London, UK – When it comes to purchasing smart home systems, consumers in major global economies prefer to buy from their familiar telephony providers, according to a new survey conducted by IMS Research, now part of IHS.
Respondents were asked to pick the entities from which they would prefer to buy smart home services. Participants were allowed to choose more than one provider. Telephone companies received the largest number of picks from the respondents, with a total of 793 selections. This exceeded the number of selections for other choices, including electrical utilities, home security vendors or broadband Internet providers.

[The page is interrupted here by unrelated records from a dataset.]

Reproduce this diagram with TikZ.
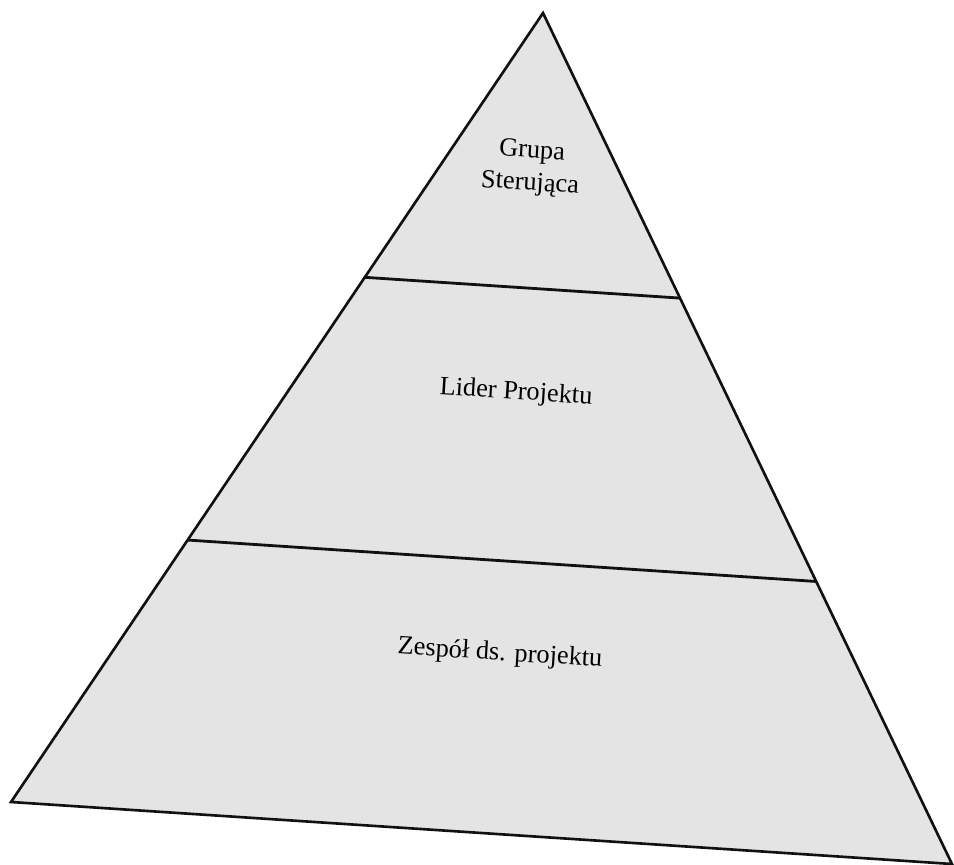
\documentclass[tikz,border=0pt]{standalone}
\usepackage{fontspec}
\setmainfont{Liberation Serif}
\usepackage{xcolor}
\definecolor{cLine}{HTML}{111111}
\definecolor{cFill}{HTML}{E4E4E4}
\usepackage{tikz}
\usetikzlibrary{calc}
\tikzset{
  pyr-edge/.style={draw=cLine,line width=1.5pt,line join=miter},
  pyr-fill/.style={fill=cFill},
  pyr-div/.style={draw=cLine,line width=1.6pt},
  pyr-label/.style={align=center,font=\fontsize{15}{18.5}\selectfont,rotate=-3.6,inner sep=1pt},
}
\begin{document}
\begin{tikzpicture}[x=0.02cm,y=-0.02cm]
  \useasboundingbox (0,0) rectangle (954,865);
  % corners of the pyramid
  \coordinate (apex) at (543,13);
  \coordinate (base-l) at (11,802);
  \coordinate (base-r) at (952,864);
  \path[pyr-fill] (apex) -- (base-r) -- (base-l) -- cycle;
  % level dividers
  \coordinate (div1-l) at ($(apex)!0.335!(base-l)$);
  \coordinate (div1-r) at ($(apex)!0.335!(base-r)$);
  \coordinate (div2-l) at ($(apex)!0.668!(base-l)$);
  \coordinate (div2-r) at ($(apex)!0.668!(base-r)$);
  \draw[pyr-div] (div1-l) -- (div1-r);
  \draw[pyr-div] (div2-l) -- (div2-r);
  \draw[pyr-edge] (apex) -- (base-r) -- (base-l) -- cycle;
  % labels
  \node[pyr-label] (grp) at (531,168) {Grupa\\Sterująca};
  \node[pyr-label] (lid) at (516,393) {Lider Projektu};
  \node[pyr-label] (zes) at (500,654) {Zespół ds. projektu};
\end{tikzpicture}
\end{document}
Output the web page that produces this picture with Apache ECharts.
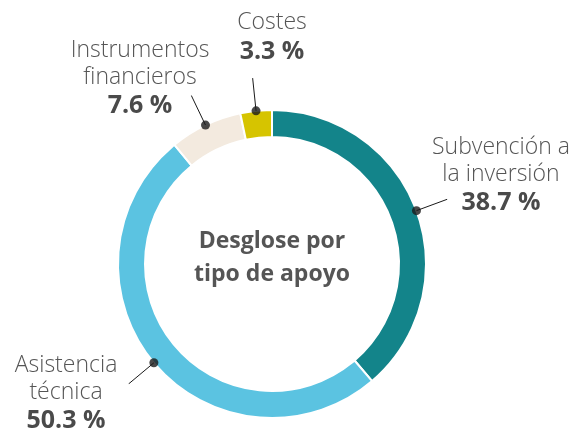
<!DOCTYPE html>
<html>
<head>
<meta charset="utf-8">
<script src="https://cdn.jsdelivr.net/npm/echarts@6/dist/echarts.min.js"></script>
<style>
  html, body { margin: 0; padding: 0; background: #fff; }
  #chart { width: 573px; height: 434px; }
</style>
</head>
<body>
<div id="chart"></div>
<script>
// desglose por tipo de apoyo
const categories = ['Subvención a\nla inversión', 'Asistencia\ntécnica', 'Instrumentos\nfinancieros', 'Costes'];
const shares = [38.7, 50.3, 7.6, 3.3];
const colors = ['#13848a', '#5bc3e1', '#f3eadf', '#d6c400'];

// posicion de cada etiqueta (centro del bloque de texto)
const labelPos = [[501, 176], [66, 394], [140, 79], [272, 38]];

const center = [272, 264];
const ringInner = 127;
const ringOuter = 154;
const lineLen = 33;

let chart = echarts.init(document.getElementById('chart'));

// angulo medio de cada sector, en % del total
const total = shares.reduce((a, b) => a + b, 0);
let acc = 0;
const midAngles = shares.map(v => {
  let m = (acc + v / 2) / total * 100;
  acc += v;
  return m;
});

let guideSeries = midAngles.map(a => ({
  type: 'line',
  coordinateSystem: 'polar',
  symbol: 'none',
  silent: true,
  z: 5,
  lineStyle: { color: '#1a1a1a', width: 1 },
  data: [[ringOuter, a], [ringOuter + lineLen, a]]
}));

let option = {
  animation: false,
  title: {
    text: 'Desglose por\ntipo de apoyo',
    left: center[0],
    top: 225,
    padding: 0,
    textAlign: 'center',
    textStyle: {
      fontFamily: 'Open Sans',
      fontWeight: 'bold',
      fontSize: 23,
      lineHeight: 33,
      color: '#555'
    }
  },
  polar: { center: center, radius: ringOuter + lineLen },
  angleAxis: {
    type: 'value', min: 0, max: 100, startAngle: 90, clockwise: true,
    axisLine: { show: false }, axisTick: { show: false },
    axisLabel: { show: false }, splitLine: { show: false }
  },
  radiusAxis: {
    type: 'value', min: 0, max: ringOuter + lineLen,
    axisLine: { show: false }, axisTick: { show: false },
    axisLabel: { show: false }, splitLine: { show: false }
  },
  series: [
    {
      type: 'pie',
      center: center,
      radius: [ringInner, ringOuter],
      startAngle: 90,
      clockwise: true,
      avoidLabelOverlap: false,
      silent: true,
      itemStyle: { borderColor: '#fff', borderWidth: 2 },
      label: {
        show: true,
        position: 'outside',
        formatter: p => '{n|' + p.name.split('\n').join('}\n{n|') + '}\n{p|' + p.value.toFixed(1) + ' %}',
        rich: {
          n: { fontFamily: 'Open Sans', fontWeight: 300, fontSize: 23, lineHeight: 27, color: '#555' },
          p: { fontFamily: 'Open Sans', fontWeight: 'bold', fontSize: 25, lineHeight: 31, color: '#4a4a4a' }
        }
      },
      labelLine: { show: false },
      labelLayout: params => ({
        x: labelPos[params.dataIndex][0],
        y: labelPos[params.dataIndex][1],
        align: 'center',
        verticalAlign: 'middle'
      }),
      data: categories.map((c, i) => ({ name: c, value: shares[i], itemStyle: { color: colors[i] } }))
    },
    ...guideSeries,
    {
      type: 'scatter',
      coordinateSystem: 'polar',
      symbol: 'circle',
      symbolSize: 9,
      silent: true,
      z: 6,
      itemStyle: { color: '#1a1a1a' },
      data: midAngles.map(a => [ringOuter, a])
    }
  ]
};
chart.setOption(option);
</script>
</body>
</html>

This finding serves as an early indicator of consumer preferences as different businesses battle for a piece of the emerging smart home business.
“The battle for the smart home service market is taking shape with various types of companies – ranging from security providers like ADT, to telephone providers like Verizon – providing remote home management systems,” said Elizabeth Mead, connectivity analyst at IHS. “As the market evolves, and as more companies enter the competitive landscape, it will become increasingly important to understand the underlying motivation behind consumer preferences.”
In January IHS commissioned a web survey focused on understanding consumer desirability, expectations and demand for smart home systems and devices. The survey analysed the attitudes and expectations of 2,500 respondents, with 500 from each of the following countries: the United States, Brazil, the United Kingdom, Germany and China. Questions in the survey covered multiple aspects of consumers’ attitudes regarding smart home services, which enable consumers to remotely manage their home appliances, lights, heating, and other devices.
When asked why they picked the telephone companies, the largest portion of respondents cited familiarity as their main reason. Almost half of respondents, at 46% said they selected telephony providers primarily because they are most familiar with them. In contrast, security providers and specialist home automation manufacturers were primarily selected because respondents considered them to be the most trustworthy.
“Consumers are making different selections based on distinct criteria, depending on which type of company they prefer,” Mead said. “Understanding these and other consumer preferences will make the difference between success and failure in the smart home market.”
This report, entitled ‘Smart Home Consumer Survey – US, Brazil, UK, Germany and China” covers 2,500 responses to 76 question on smart home topics. It includes over 90 data tables and figures, with additional qualitative insight and analysis to provide an overview of the smart home market from a strategic viewpoint, highlighting key trends in consumer data.